= Romola Sinha =

Indian politician

Romola Sinha (1913–2010) was a women's right and social activist from Bengal, Calcutta, India.

She was also known as Mrs. S. K. Sinha, after her husband, the Rt. Hon. Sushil Kumar Sinha, ICS, who was a well known Magistrate and Collector and a member of elite Baron Sinha family of Raipur. Her husband was the second son of Lord Satyendra Prasanno Sinha of Raipur, an eminent lawyer, who was the only Indian Governor of Bihar and Orissa, and the only Indian to be raised to the House of Lords before independence. She was involved with social works and women's rights activism from her early age. She was noted for their fight for abolition of Devdasi system, prostitution and rehabilitation of children of prostitutes.

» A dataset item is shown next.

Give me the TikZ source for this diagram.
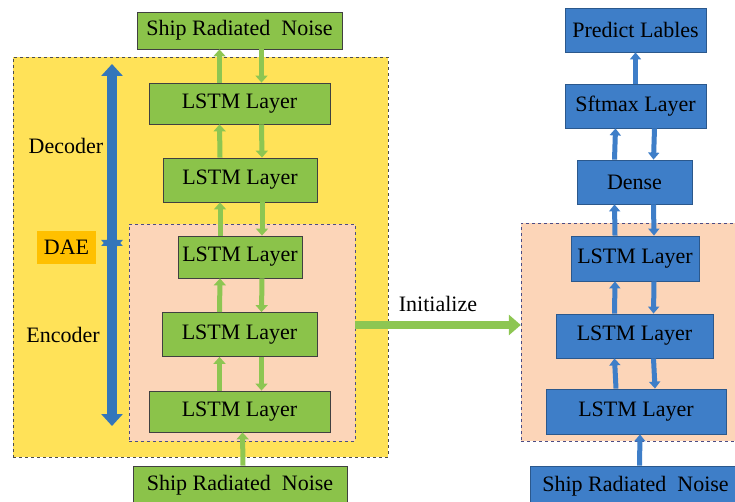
\documentclass[tikz,border=0pt]{standalone}
\usepackage{fontspec}
\setmainfont{Liberation Serif}
\usetikzlibrary{calc,positioning,arrows.meta}

\definecolor{boxgreen}{RGB}{139,195,74}
\definecolor{arrgreen}{RGB}{141,198,82}
\definecolor{boxblue}{RGB}{62,126,200}
\definecolor{daeblue}{RGB}{52,118,186}
\definecolor{dyellow}{RGB}{255,226,88}
\definecolor{peach}{RGB}{252,213,184}
\definecolor{daeorange}{RGB}{255,192,0}

\tikzset{
  layer/.style={draw=black!75,line width=0.8pt,inner sep=0pt,font=\fontsize{22}{24}\selectfont},
  glayer/.style={layer,fill=boxgreen},
  blayer/.style={layer,fill=boxblue,draw=boxblue!70!black},
  garrow/.style={draw=arrgreen,line width=5pt,-{Triangle[width=12pt,length=7pt]}},
  barrow/.style={draw=boxblue,line width=5pt,-{Triangle[width=11pt,length=7pt]}},
  plain/.style={draw=none,fill=none,font=\fontsize{22}{24}\selectfont}
}

\begin{document}
\begin{tikzpicture}[x=1pt,y=-1pt]
  \useasboundingbox (0,0) rectangle (735,502);

  % DAE block
  \node[draw=black!70,dashed,fill=dyellow,minimum width=375pt,minimum height=400pt] (daebox) at (200.5,257) {};
  \node[draw=black!45!blue!40!gray,dashed,fill=peach,minimum width=226pt,minimum height=217pt] (encL) at (242,332.5) {};

  % Layers of the autoencoder
  \node[glayer,minimum width=205pt,minimum height=37pt] (shipT) at (239.5,30.5) {Ship Radiated~ Noise};
  \node[glayer,minimum width=181pt,minimum height=41pt] (l1) at (239.5,103.5) {LSTM Layer};
  \node[glayer,minimum width=154pt,minimum height=44pt] (l2) at (240,180) {LSTM Layer};
  \node[glayer,minimum width=124pt,minimum height=42pt] (l3) at (240,257) {LSTM Layer};
  \node[glayer,minimum width=155pt,minimum height=44pt] (l4) at (239.5,334.5) {LSTM Layer};
  \node[glayer,minimum width=181pt,minimum height=41pt] (l5) at (239.5,411.5) {LSTM Layer};
  \node[glayer,minimum width=214pt,minimum height=38pt] (shipB) at (240,485) {Ship Radiated~ Noise};

  % Arrows of the autoencoder
  \draw[garrow] ($(l1.north)+(-20,0)$) -- ($(shipT.south)+(-20,0)$);
  \draw[garrow] ($(shipT.south)+(22,0)$) -- ($(l1.north)+(22,0)$);
  \draw[garrow] ($(l2.north)+(-20,0)$) -- ($(l1.south)+(-20,0)$);
  \draw[garrow] ($(l1.south)+(22,0)$) -- ($(l2.north)+(22,0)$);
  \draw[garrow] ($(l3.north)+(-20,0)$) -- ($(l2.south)+(-20,0)$);
  \draw[garrow] ($(l2.south)+(22,0)$) -- ($(l3.north)+(22,0)$);
  \draw[garrow] ($(l4.north)+(-20,0)$) -- ($(l3.south)+(-20,0)$);
  \draw[garrow] ($(l3.south)+(22,0)$) -- ($(l4.north)+(22,0)$);
  \draw[garrow] ($(l5.north)+(-20,0)$) -- ($(l4.south)+(-20,0)$);
  \draw[garrow] ($(l4.south)+(22,0)$) -- ($(l5.north)+(22,0)$);
  \draw[garrow] ($(shipB.north)+(3,0)$) -- ($(l5.south)+(3,0)$);

  % Decoder / Encoder
  \coordinate (dtop) at (112,64);
  \coordinate (dbot) at (112,426);
  \coordinate (dmidA) at (112,252);
  \coordinate (dmidB) at (112,234);
  \draw[draw=daeblue,line width=10pt,{Triangle[width=21pt,length=12pt]}-{Triangle[width=21pt,length=12pt]}] (dmidA) -- (dtop);
  \draw[draw=daeblue,line width=10pt,{Triangle[width=21pt,length=12pt]}-{Triangle[width=21pt,length=12pt]}] (dmidB) -- (dbot);
  \node[plain] (decoder) at (66,146) {Decoder};
  \node[plain] (encoder) at (63,335) {Encoder};
  \node[plain,fill=daeorange,inner sep=0pt,minimum width=59pt,minimum height=33pt] (dae) at (66.5,247.5) {DAE};

  % Classifier
  \node[draw=black!45!blue!40!gray,dashed,fill=peach,minimum width=219pt,minimum height=218pt] (encR) at (630.5,332) {};
  \node[blayer,minimum width=141pt,minimum height=44pt] (pred) at (635.5,30) {Predict Lables};
  \node[blayer,minimum width=141pt,minimum height=44pt] (soft) at (635.5,106) {Sftmax Layer};
  \node[blayer,minimum width=115pt,minimum height=44pt] (dense) at (634.5,182) {Dense};
  \node[blayer,minimum width=128pt,minimum height=45pt] (r1) at (635,258.5) {LSTM Layer};
  \node[blayer,minimum width=157pt,minimum height=44pt] (r2) at (634.5,336) {LSTM Layer};
  \node[blayer,minimum width=180pt,minimum height=45pt] (r3) at (636,411.5) {LSTM Layer};
  \node[blayer,minimum width=211pt,minimum height=40pt] (shipR) at (635.5,486) {Ship Radiated~ Noise};

  % Arrows of the classifier
  \draw[barrow] (soft) -- (pred);
  \draw[barrow] ($(dense.north)+(-20,0)$) -- ($(soft.south)+(-20,0)$);
  \draw[barrow] ($(soft.south)+(19,0)$) -- ($(dense.north)+(19,0)$);
  \draw[barrow] ($(r1.north)+(-20,0)$) -- ($(dense.south)+(-20,0)$);
  \draw[barrow] ($(dense.south)+(19,0)$) -- ($(r1.north)+(19,0)$);
  \draw[barrow] ($(r2.north)+(-20,0)$) -- ($(r1.south)+(-20,0)$);
  \draw[barrow] ($(r1.south)+(19,0)$) -- ($(r2.north)+(19,0)$);
  \draw[barrow] ($(r3.north)+(-20,0)$) -- ($(r2.south)+(-20,0)$);
  \draw[barrow] ($(r2.south)+(19,0)$) -- ($(r3.north)+(19,0)$);
  \draw[barrow] ($(shipR.north)+(4,0)$) -- ($(r3.south)+(4,0)$);

  % Initialize
  \draw[draw=arrgreen,line width=8pt,-{Triangle[width=20pt,length=12pt]}] ($(encL.east)+(0,-7.5)$) -- ($(encR.west)+(0,-7)$)
    node[pos=0.5,above=6pt,plain] (init) {Initialize};

\end{tikzpicture}
\end{document}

She was founder member of All Bengal Women's Union since 1932 along with other women activists from Bengal like Suniti Devi, the Maharani of Cooch Behar, Charulata Mukherjee, Sucharu Devi, the Maharani of Mayurbhanj and T. R. Nelly. After passing of The Bengal Suppression of Immoral Traffic Bill, 1933, the ABWU rescued girls and started a rehabilitation home called the All Bengal Women's Industrial Institute at Dumdum. Romola Sinha, who later became first chairperson of Central Social Welfare Board in West Bengal, an institution founded at national level by Durgabai Deshmukh. She was also first Secretary of All Bengal Women's Union in 1932 founded under Presidency of Maharani Suniti Devi of Cooch Behar and later became President of ABWU for many years. She later worked along with her other contemporaries like Renuka Ray, Seeta Chaudhuri, Arati Sen and was a guiding light to later generation women activists from West Bengal like Sheila Davar, Bela Sen, Manek Modi, Jaya Chaliha, Pranati Ghosal and Khorshed Narielwala.